The Summit focused on networking and skill-sharing. “Post-conference surveys indicated that the postdoc participants found that group activities and free time for interaction with one another to be the highlights of the conference,” says SFI Postdoctoral Fellows Program Manager Hilary Skolnik. “They value this opportunity to make new connections, and we tailored the agenda accordingly.” This year, the first day’s “speed dating” sessions helped the large group get to know one another quickly, while 3-minute talks allowed first-time attendees to present their research interests.

“Lots of effort went into getting us to know one another outside of our existing groups,” says SFI Complexity Postdoctoral Fellow Anna Guerrero, who has attended the past five Postdocs in Complexity conferences. “At first, I was skeptical — I really enjoyed the past conference structure — but it’s actually been great to bring in some new ideas and new energy.”
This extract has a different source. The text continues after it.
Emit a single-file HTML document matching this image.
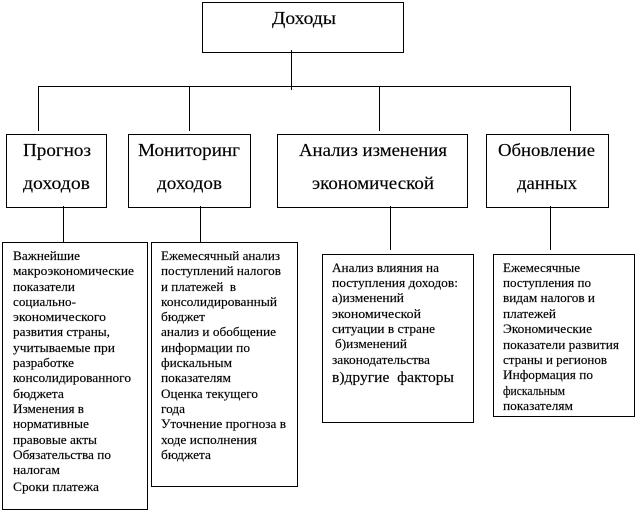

One of the new ideas was a session Guerrero proposed and facilitated. In past conferences, the professional development components didn’t always feel applicable to the participants’ individual situations, she says. “It could feel like they were talking to us, the peanut gallery.” And so this year, she led an informal peer-to-peer advice session. “I proposed it as ‘Ask the Peanut Gallery,’ where we became the experts for each other.”

Beyond creating space for networking and support, the Global Summit hosted participant-led tutorials. People with experience in theoretical tools and approaches like agent-based modeling and network science shared their skills with participants from applied backgrounds. And those working primarily in applied science shared examples of real-world impacts of complexity science.

Patience Akatuthwera, a Ugandan participant in last year’s Complexity Global School in South Africa, currently at Michigan State University, says that both CGS and the Global Summit have expanded her ideas about possible research directions. “I come from a background where complex systems isn’t well-known,” she says. “I realized I didn’t need to cage myself in mathematics. In a world that is so complex, you need to collaborate with people who have broad backgrounds to solve the problems facing our world today.”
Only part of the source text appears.